Ever walk in on a couple who is in the middle of a fight? It’s human to want to back away slowly, hoping they don’t see you. It’s awkward and uncomfortable. We don’t like it.
Organizational culture can reveal itself to customers in the same awkward and uncomfortable way. If your culture is toxic, that toxicity permeates through to every interaction a customer may have. If your culture is toxic, that toxicity permeates through to every interaction a customer may have.
Do you think your culture might be toxic?
Here are a few warning signs:
- Just before answering a customer call, the rep may be commiserating with a peer, complaining of work conditions or grumpy bosses. He or she then tries to turn on the charm like flipping a switch, often coming across as insincere or distracted to the customer.
- When leadership provides updates to the team, they share knowing glances and an attitude of “oh this again.” They know nothing will change and refuse to be inspired.
- Human resources, now inundated with complaints and issues, doesn’t see things changing, either. They start advising people to move around within the organization instead of solving the problem where they are.

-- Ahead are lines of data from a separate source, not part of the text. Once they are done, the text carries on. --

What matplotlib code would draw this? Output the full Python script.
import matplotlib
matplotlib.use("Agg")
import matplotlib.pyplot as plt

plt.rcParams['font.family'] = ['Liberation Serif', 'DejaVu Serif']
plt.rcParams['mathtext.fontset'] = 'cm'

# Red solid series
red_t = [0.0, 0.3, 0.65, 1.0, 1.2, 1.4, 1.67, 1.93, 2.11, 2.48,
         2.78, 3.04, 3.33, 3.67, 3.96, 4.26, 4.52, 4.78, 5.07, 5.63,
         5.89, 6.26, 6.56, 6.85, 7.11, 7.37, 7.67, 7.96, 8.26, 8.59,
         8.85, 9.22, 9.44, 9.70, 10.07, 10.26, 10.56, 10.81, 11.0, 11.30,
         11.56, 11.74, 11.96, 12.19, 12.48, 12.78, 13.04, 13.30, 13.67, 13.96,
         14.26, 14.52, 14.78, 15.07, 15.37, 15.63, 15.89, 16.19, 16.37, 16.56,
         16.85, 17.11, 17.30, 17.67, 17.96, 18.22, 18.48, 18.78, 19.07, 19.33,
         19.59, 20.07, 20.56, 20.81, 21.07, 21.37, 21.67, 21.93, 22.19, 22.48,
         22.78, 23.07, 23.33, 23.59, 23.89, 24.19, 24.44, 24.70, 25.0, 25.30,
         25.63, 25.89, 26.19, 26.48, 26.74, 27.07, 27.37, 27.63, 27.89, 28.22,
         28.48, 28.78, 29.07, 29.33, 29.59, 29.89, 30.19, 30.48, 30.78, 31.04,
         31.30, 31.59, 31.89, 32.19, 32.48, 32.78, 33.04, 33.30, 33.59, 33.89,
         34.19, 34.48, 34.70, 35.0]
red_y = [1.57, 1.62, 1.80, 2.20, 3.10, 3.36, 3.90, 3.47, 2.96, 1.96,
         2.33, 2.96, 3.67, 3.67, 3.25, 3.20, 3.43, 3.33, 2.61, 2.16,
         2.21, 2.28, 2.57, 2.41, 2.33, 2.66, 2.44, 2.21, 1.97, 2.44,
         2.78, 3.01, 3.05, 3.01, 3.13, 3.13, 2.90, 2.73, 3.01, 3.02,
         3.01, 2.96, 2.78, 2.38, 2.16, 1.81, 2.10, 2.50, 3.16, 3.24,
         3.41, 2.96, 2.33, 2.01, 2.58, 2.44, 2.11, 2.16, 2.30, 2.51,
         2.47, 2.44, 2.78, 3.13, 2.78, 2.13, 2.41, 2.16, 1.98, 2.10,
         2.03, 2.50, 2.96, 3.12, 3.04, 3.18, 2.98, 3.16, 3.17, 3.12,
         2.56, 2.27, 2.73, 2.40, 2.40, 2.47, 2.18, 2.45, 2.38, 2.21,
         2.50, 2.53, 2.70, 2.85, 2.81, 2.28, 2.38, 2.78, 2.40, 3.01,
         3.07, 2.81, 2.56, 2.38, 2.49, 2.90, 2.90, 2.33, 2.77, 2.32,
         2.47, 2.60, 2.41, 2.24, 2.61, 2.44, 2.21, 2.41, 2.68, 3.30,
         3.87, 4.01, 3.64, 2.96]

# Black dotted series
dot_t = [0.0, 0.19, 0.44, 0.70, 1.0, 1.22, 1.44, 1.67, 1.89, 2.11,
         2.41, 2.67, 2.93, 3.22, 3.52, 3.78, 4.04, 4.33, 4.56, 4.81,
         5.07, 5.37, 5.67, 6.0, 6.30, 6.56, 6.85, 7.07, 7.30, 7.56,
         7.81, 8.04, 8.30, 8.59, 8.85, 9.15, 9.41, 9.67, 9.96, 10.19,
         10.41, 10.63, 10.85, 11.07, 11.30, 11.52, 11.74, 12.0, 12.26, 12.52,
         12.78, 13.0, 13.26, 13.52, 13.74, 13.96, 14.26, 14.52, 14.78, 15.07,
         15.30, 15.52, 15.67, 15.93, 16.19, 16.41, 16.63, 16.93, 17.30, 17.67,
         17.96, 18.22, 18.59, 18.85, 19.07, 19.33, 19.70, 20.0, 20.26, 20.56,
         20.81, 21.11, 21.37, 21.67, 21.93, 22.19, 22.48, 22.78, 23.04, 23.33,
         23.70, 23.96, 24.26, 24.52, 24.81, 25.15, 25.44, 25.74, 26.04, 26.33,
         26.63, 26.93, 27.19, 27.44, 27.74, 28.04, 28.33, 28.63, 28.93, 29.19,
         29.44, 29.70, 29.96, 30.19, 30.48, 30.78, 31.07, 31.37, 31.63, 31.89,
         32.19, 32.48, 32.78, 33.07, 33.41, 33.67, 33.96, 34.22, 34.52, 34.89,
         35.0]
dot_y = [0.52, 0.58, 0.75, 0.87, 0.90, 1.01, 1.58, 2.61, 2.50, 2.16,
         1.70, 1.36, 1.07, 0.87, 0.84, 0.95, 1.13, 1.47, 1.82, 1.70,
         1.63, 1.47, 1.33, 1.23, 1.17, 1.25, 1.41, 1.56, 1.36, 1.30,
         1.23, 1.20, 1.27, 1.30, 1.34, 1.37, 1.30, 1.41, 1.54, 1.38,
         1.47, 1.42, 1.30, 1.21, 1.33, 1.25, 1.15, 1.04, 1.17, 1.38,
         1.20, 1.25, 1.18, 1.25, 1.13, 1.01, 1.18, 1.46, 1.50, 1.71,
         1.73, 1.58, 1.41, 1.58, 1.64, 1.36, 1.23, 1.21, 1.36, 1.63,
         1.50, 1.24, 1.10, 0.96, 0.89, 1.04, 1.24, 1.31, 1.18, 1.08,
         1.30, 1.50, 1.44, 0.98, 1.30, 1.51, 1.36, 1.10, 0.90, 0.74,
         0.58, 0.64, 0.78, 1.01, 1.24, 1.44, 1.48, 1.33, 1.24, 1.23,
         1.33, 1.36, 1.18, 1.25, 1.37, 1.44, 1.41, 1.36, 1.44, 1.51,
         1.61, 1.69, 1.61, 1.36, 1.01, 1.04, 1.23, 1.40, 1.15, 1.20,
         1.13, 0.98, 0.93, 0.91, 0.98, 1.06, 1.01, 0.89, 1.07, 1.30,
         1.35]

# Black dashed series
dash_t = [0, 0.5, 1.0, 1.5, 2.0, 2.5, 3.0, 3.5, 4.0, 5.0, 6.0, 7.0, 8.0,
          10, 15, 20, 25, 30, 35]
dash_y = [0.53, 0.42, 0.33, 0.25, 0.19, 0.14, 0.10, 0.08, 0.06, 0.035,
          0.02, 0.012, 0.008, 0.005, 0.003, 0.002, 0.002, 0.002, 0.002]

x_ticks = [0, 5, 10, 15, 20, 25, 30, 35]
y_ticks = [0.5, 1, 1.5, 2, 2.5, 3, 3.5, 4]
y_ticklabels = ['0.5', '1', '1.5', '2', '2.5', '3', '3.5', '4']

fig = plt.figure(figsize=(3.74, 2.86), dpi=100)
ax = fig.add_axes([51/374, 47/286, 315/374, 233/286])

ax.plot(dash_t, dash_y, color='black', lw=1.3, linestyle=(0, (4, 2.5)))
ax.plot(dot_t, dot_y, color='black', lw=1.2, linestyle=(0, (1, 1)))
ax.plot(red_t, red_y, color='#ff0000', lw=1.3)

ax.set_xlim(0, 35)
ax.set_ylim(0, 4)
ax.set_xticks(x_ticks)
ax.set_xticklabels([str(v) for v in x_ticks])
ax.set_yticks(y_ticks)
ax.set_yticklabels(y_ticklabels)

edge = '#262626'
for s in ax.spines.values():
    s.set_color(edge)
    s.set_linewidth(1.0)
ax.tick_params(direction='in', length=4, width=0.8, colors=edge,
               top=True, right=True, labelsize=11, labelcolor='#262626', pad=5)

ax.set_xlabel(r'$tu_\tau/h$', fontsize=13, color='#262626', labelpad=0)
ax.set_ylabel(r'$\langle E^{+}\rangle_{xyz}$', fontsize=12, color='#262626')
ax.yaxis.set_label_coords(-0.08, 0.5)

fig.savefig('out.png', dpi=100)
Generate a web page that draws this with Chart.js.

- Product development teams have ideas backlogged for months at a time. They have permission to create ideas, but are not empowered to execute on them.
Nobody likes to work in a place like this. That’s why it’s crucial to be an enlightened leader and assess the situation realistically. Here are a few ideas for how to address a toxic workplace culture, or even help prevent the disease from spreading!
1. Ask for feedback.
Share it openly. Keep asking and share both the raw feedback AND what’s being done about it. Show your teams that they are heard and action is being taken, even if the action is “we can’t do that because…”
2. Bring your entire team on stage.
If the C-Suite is the only group getting recognition or sharing ideas, it’s easy to feel unheard and unimportant. Ask your superstars to share what they are hearing from customers. Invite your customer service reps to a commercial shoot. Help those who work very hard each day feel like they are part of the bigger team.
3. Answer questions publicly.
Don’t hide behind press releases or edited newsletters. Derrick Hall, CEO of the Arizona Diamondbacks, hosts a monthly chat with employees and fans. Anything goes! Recently, they stared sharing this chat on Periscope so more people could be included.
4. Invite customers into the process!
It doesn’t have to be formal every time. If your next customer advisory board session or focus group isn’t scheduled for months and you feel out of touch, invite a few customers in to see what’s next or try out a new idea. Staying close to customers is a key part of success.
5. Celebrate the successes.
In any extraordinary culture, you see this pattern repeated again and again. Zappos is known for having in-office parades. Rackspace rewards great customer service reps with a straight jacket to recognize their fanatical customer support. Find ways to celebrate. Catch your people doing right!
Toxic cultures are not successful cultures.
They kill ideas and innovation. They prevent people from doing their best. They protect bad leadership. Take a look around. How toxic is your culture? Is it slipping? Start the toxic cleanup today.